Мингюн срывается на быстрый темп почти сразу же; Сынджун болезненно стонет.
Пальцы проскальзывают по телу из-за влажной кожи и остатков смазки на подушечках, Мингюн матерится сквозь зубы. Сынджун, словно назло — ни единого лишнего звука, изредка лишь коротко стонет; в основном — шумно дышит. Мингюн вжимает Сынджуна лицом в пол, рычит; россыпь алых меток появляется на лопатках и плечах. Толчки становятся резче: Сынджун теряет связь с реальностью на несколько секунд; яркие всполохи контрастируют с темнотой под веками от малейшего движения.
Рычание Мингюна становится ближе — Пак хватает Сынджуна и тянет к себе за волосы. Телом к телу; чужие зубы на проколотой мочке; сильные руки, что держат крепко и не дают далеко сдвинуться даже от толчков. Мингюн теряет самообладание второй раз за этот вечер — идёт ва-банк, потому что Ли ёбанный Сынджун. Ёбанный никем иным, как самим Мингюном.
Сынджун кончает первым: вопреки любым словам надрачивает сам себе и стонет высоко, протяжно; голову откидывает на сильное плечо позади.
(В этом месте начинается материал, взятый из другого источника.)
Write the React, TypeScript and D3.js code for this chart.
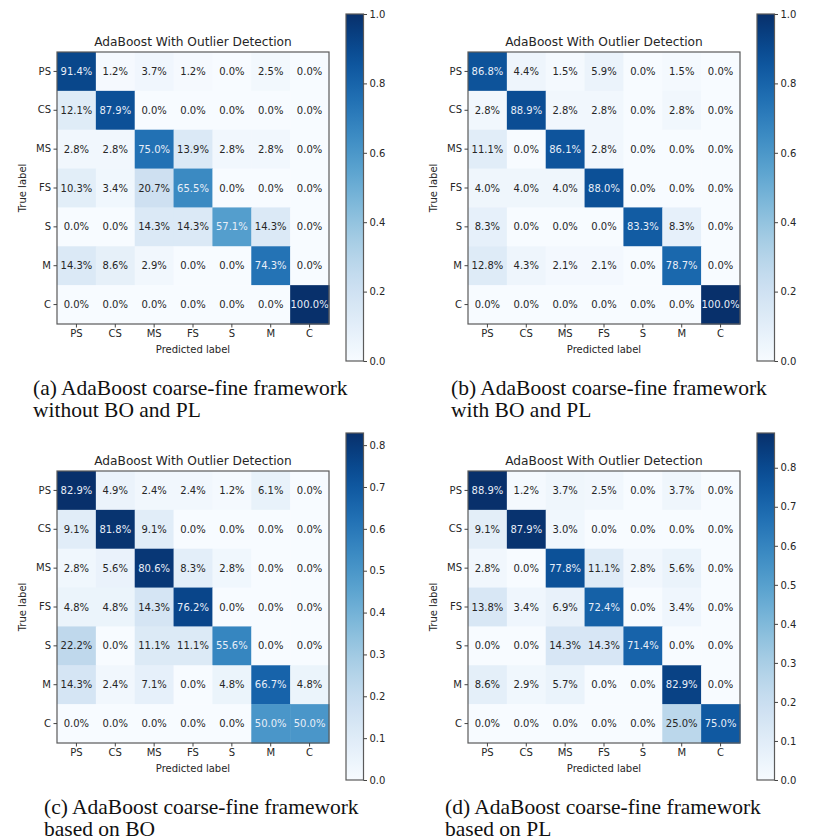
import React, { useEffect, useRef } from "react";
import * as d3 from "d3";

const classes = ["PS", "CS", "MS", "FS", "S", "M", "C"];

// rows = true label, cols = predicted label (percent)
const matrixA = [
  [91.4, 1.2, 3.7, 1.2, 0.0, 2.5, 0.0],
  [12.1, 87.9, 0.0, 0.0, 0.0, 0.0, 0.0],
  [2.8, 2.8, 75.0, 13.9, 2.8, 2.8, 0.0],
  [10.3, 3.4, 20.7, 65.5, 0.0, 0.0, 0.0],
  [0.0, 0.0, 14.3, 14.3, 57.1, 14.3, 0.0],
  [14.3, 8.6, 2.9, 0.0, 0.0, 74.3, 0.0],
  [0.0, 0.0, 0.0, 0.0, 0.0, 0.0, 100.0],
];
const matrixB = [
  [86.8, 4.4, 1.5, 5.9, 0.0, 1.5, 0.0],
  [2.8, 88.9, 2.8, 2.8, 0.0, 2.8, 0.0],
  [11.1, 0.0, 86.1, 2.8, 0.0, 0.0, 0.0],
  [4.0, 4.0, 4.0, 88.0, 0.0, 0.0, 0.0],
  [8.3, 0.0, 0.0, 0.0, 83.3, 8.3, 0.0],
  [12.8, 4.3, 2.1, 2.1, 0.0, 78.7, 0.0],
  [0.0, 0.0, 0.0, 0.0, 0.0, 0.0, 100.0],
];
const matrixC = [
  [82.9, 4.9, 2.4, 2.4, 1.2, 6.1, 0.0],
  [9.1, 81.8, 9.1, 0.0, 0.0, 0.0, 0.0],
  [2.8, 5.6, 80.6, 8.3, 2.8, 0.0, 0.0],
  [4.8, 4.8, 14.3, 76.2, 0.0, 0.0, 0.0],
  [22.2, 0.0, 11.1, 11.1, 55.6, 0.0, 0.0],
  [14.3, 2.4, 7.1, 0.0, 4.8, 66.7, 4.8],
  [0.0, 0.0, 0.0, 0.0, 0.0, 50.0, 50.0],
];
const matrixD = [
  [88.9, 1.2, 3.7, 2.5, 0.0, 3.7, 0.0],
  [9.1, 87.9, 3.0, 0.0, 0.0, 0.0, 0.0],
  [2.8, 0.0, 77.8, 11.1, 2.8, 5.6, 0.0],
  [13.8, 3.4, 6.9, 72.4, 0.0, 3.4, 0.0],
  [0.0, 0.0, 14.3, 14.3, 71.4, 0.0, 0.0],
  [8.6, 2.9, 5.7, 0.0, 0.0, 82.9, 0.0],
  [0.0, 0.0, 0.0, 0.0, 0.0, 25.0, 75.0],
];

const colorbarTicksAB = [0, 0.2, 0.4, 0.6, 0.8, 1.0];
const colorbarTicksCD = [0, 0.1, 0.2, 0.3, 0.4, 0.5, 0.6, 0.7, 0.8];

const captionsA = ["(a) AdaBoost coarse-fine framework", "without BO and PL"];
const captionsB = ["(b) AdaBoost coarse-fine framework", "with BO and PL"];
const captionsC = ["(c) AdaBoost coarse-fine framework", "based on BO"];
const captionsD = ["(d) AdaBoost coarse-fine framework", "based on PL"];

const title = "AdaBoost With Outlier Detection";

const panels = [
  { m: matrixA, ticks: colorbarTicksAB, cap: captionsA, ox: 0, oy: 0, capX: 33 },
  { m: matrixB, ticks: colorbarTicksAB, cap: captionsB, ox: 411, oy: 0, capX: 40 },
  { m: matrixC, ticks: colorbarTicksCD, cap: captionsC, ox: 0, oy: 419, capX: 44 },
  { m: matrixD, ticks: colorbarTicksCD, cap: captionsD, ox: 411, oy: 419, capX: 34 },
];

const W = 814, H = 840;
const mx = 57, my = 52, msize = 272;
const cbX = 346, cbW = 17.5, cbTop = 14, cbBot = 361;
const font = "DejaVu Sans, sans-serif";
const ink = "#262626";

let drawPanel = (svg, p, idx) => {
  const g = svg.append("g").attr("transform", `translate(${p.ox},${p.oy})`);
  const vmax = d3.max(p.m, r => d3.max(r)) / 100;
  const color = d3.scaleSequential(d3.interpolateBlues).domain([0, vmax]);

  const x = d3.scaleBand().domain(classes).range([mx, mx + msize]);
  const y = d3.scaleBand().domain(classes).range([my, my + msize]);

  const cells = [];
  p.m.forEach((row, i) => row.forEach((v, j) => cells.push({ r: classes[i], c: classes[j], v: v / 100 })));

  g.selectAll("rect.cell").data(cells).enter().append("rect")
    .attr("class", "cell")
    .attr("x", d => x(d.c))
    .attr("y", d => y(d.r))
    .attr("width", x.bandwidth() + 0.5)
    .attr("height", y.bandwidth() + 0.5)
    .attr("fill", d => color(d.v));

  g.selectAll("text.val").data(cells).enter().append("text")
    .attr("class", "val")
    .attr("x", d => x(d.c) + x.bandwidth() / 2)
    .attr("y", d => y(d.r) + y.bandwidth() / 2)
    .attr("dy", "0.36em")
    .attr("text-anchor", "middle")
    .attr("font-family", font)
    .attr("font-size", 10)
    .attr("fill", d => d.v > vmax / 2 ? "#e8eef8" : ink)
    .text(d => d3.format(".1f")(d.v * 100) + "%");

  g.append("rect")
    .attr("x", mx).attr("y", my).attr("width", msize).attr("height", msize)
    .attr("fill", "none").attr("stroke", "#5a5a5a").attr("stroke-width", 1.2);

  // axes
  const xAxis = g.append("g").attr("transform", `translate(0,${my + msize})`)
    .call(d3.axisBottom(x).tickSize(3.5).tickPadding(2.5));
  const yAxis = g.append("g").attr("transform", `translate(${mx},0)`)
    .call(d3.axisLeft(y).tickSize(3.5).tickPadding(2.5));
  [xAxis, yAxis].forEach(a => {
    a.select(".domain").remove();
    a.selectAll("line").attr("stroke", "#444");
    a.selectAll("text").attr("font-family", font).attr("font-size", 10).attr("fill", ink);
  });

  g.append("text")
    .attr("x", mx + msize / 2).attr("y", my - 6)
    .attr("text-anchor", "middle").attr("font-family", font).attr("font-size", 12.2)
    .attr("fill", ink).text(title);

  g.append("text")
    .attr("x", mx + msize / 2).attr("y", 353)
    .attr("text-anchor", "middle").attr("font-family", font).attr("font-size", 10)
    .attr("fill", ink).text("Predicted label");

  g.append("text")
    .attr("transform", `translate(26,${my + msize / 2}) rotate(-90)`)
    .attr("text-anchor", "middle").attr("font-family", font).attr("font-size", 10)
    .attr("fill", ink).text("True label");

  // colorbar
  const gid = "cbgrad" + idx;
  const grad = svg.append("defs").append("linearGradient")
    .attr("id", gid).attr("x1", 0).attr("y1", 1).attr("x2", 0).attr("y2", 0);
  d3.range(0, 1.0001, 0.05).forEach(t => {
    grad.append("stop").attr("offset", t).attr("stop-color", d3.interpolateBlues(t));
  });
  g.append("rect")
    .attr("x", cbX).attr("y", cbTop).attr("width", cbW).attr("height", cbBot - cbTop)
    .attr("fill", `url(#${gid})`).attr("stroke", "#5a5a5a").attr("stroke-width", 1.2);

  const cbScale = d3.scaleLinear().domain([0, vmax]).range([cbBot, cbTop]);
  const cbAxis = g.append("g").attr("transform", `translate(${cbX + cbW},0)`)
    .call(d3.axisRight(cbScale).tickValues(p.ticks).tickFormat(d3.format(".1f")).tickSize(3.5).tickPadding(2.5));
  cbAxis.select(".domain").remove();
  cbAxis.selectAll("line").attr("stroke", "#444");
  cbAxis.selectAll("text").attr("font-family", font).attr("font-size", 10).attr("fill", ink);

  // caption
  p.cap.forEach((line, k) => {
    g.append("text")
      .attr("x", p.capX).attr("y", 395 + k * 22)
      .attr("font-family", "Liberation Serif, Times New Roman, serif")
      .attr("font-size", 21.5).attr("fill", "#111")
      .text(line);
  });
};

export default function App() {
  const ref = useRef(null);
  useEffect(() => {
    const svg = d3.select(ref.current);
    svg.selectAll("*").remove();
    svg.append("rect").attr("width", W).attr("height", H).attr("fill", "#fff");
    panels.forEach((p, i) => drawPanel(svg, p, i));
  }, []);
  return (
    <svg ref={ref} width={W} height={H} style={{ position: "absolute", left: 0, top: 0 }} />
  );
}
Мингюн руками по телу медленно скользит в контраст с сильными и быстрыми толчками; ладонь задерживает на шее и сдавливает — задушить бы собственными руками. Сынджун ухмыляется, постепенно приходя в себя: собственной ладонью за спину и по чужой пояснице нагло чуть отросшими ногтями.
— Лучше бы ты пристрелил меня, Мингюн-а.
Мингюн в ответ — довольная ухмылка в изгиб шеи, зубами вновь по влажной коже до боли. Не боится оставить следы на чужом теле — знает, что это необходимо. Кому больше — не уверены оба.
Сынджун изворачивается в чужих недообъятиях; сам губами по чужим покрасневшим губам совсем невесомо — не благодарность, но. Мингюн выходит из разомлевшего тела и давит Сынджуну на плечо, чтобы тот вновь опустился на пол.
Знай своё место, Ли Сынджун.
— Лучше бы я задушил тебя собственными руками.